Beehoon folding machine among success stories of ITE industry partnership programme

In a year, the team developed a beehoon folding machine which the company has been using ever since. PHOTO: ITE

SINGAPORE - As his beehoon business was expanding in 2013, People Bee Hoon Factory director Desmond Goh found he did not have enough workers to keep up with orders.

Though much of the manufacturing process was automated, one step still had to be done by hand: the folding and packaging of the vermicelli. Engineering firms that the 32-year-old approached told him it was too difficult to automate.

That's when Spring Singapore brought Goh and the Institute of Technical Education (ITE) engineering team together. In a year, the team developed a beehoon folding machine which the company has been using ever since.

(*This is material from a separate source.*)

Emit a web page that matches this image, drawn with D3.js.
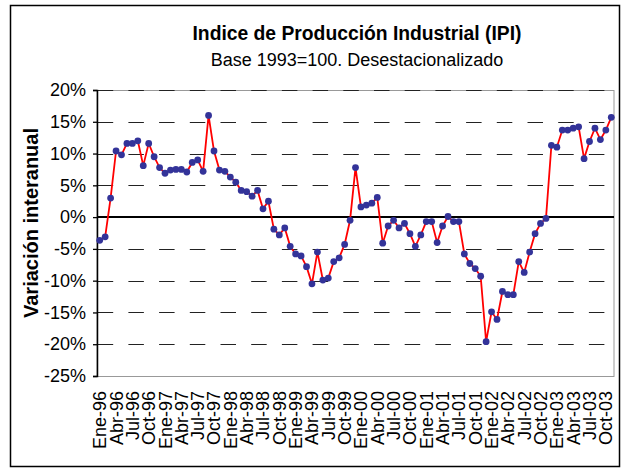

The machine was one of nine success stories showcased at ITE's fourth Industry Partnership Forum yesterday (Oct 4).

ITE said the event has been drawing more interest over the years, growing from 60 companies attending in 2014 to 140 companies this year.

Projects spanned a myriad of industries, solving issues from productivity to manpower. Some booths included a hands-free electrolarynx which helps patients who have damaged or missing voice boxes speak, no-sugar-added or low-sugar gelato and a smart store shelf that can track the popularity of a product.

Mr Goh said the machine made by ITE cut the number of workers for the beehoon folding process from 10 to just two. It allowed the other employees, mostly aged 50 and above, to take on more productive jobs instead.

"Imagine holding a 1 metre rod full of noodles, and repeating the same job for the whole day... it was really quite tiring for them." he said.

Mrs Josephine Teo, Minister, Prime Minister's Office, and Second Minister for Manpower and Home Affairs, was the guest-of-honour at the ITE forum. She said that Singapore's 2 per cent GDP growth in 2016 was due to a 1 per cent manpower and 1 per cent productivity growth, different from 2011 to 2014, which only saw growth due to manpower.

Thus, she called on small and medium-sized enterprises (SMEs) to leverage on technology and automation, urging them to participate in the Lean Enterprises Development Scheme, which helps companies tap various productivity schemes.

With the help of institutes like ITE, Mrs Teo said that companies can ultimately make jobs "easier, safer and smarter for workers of all ages".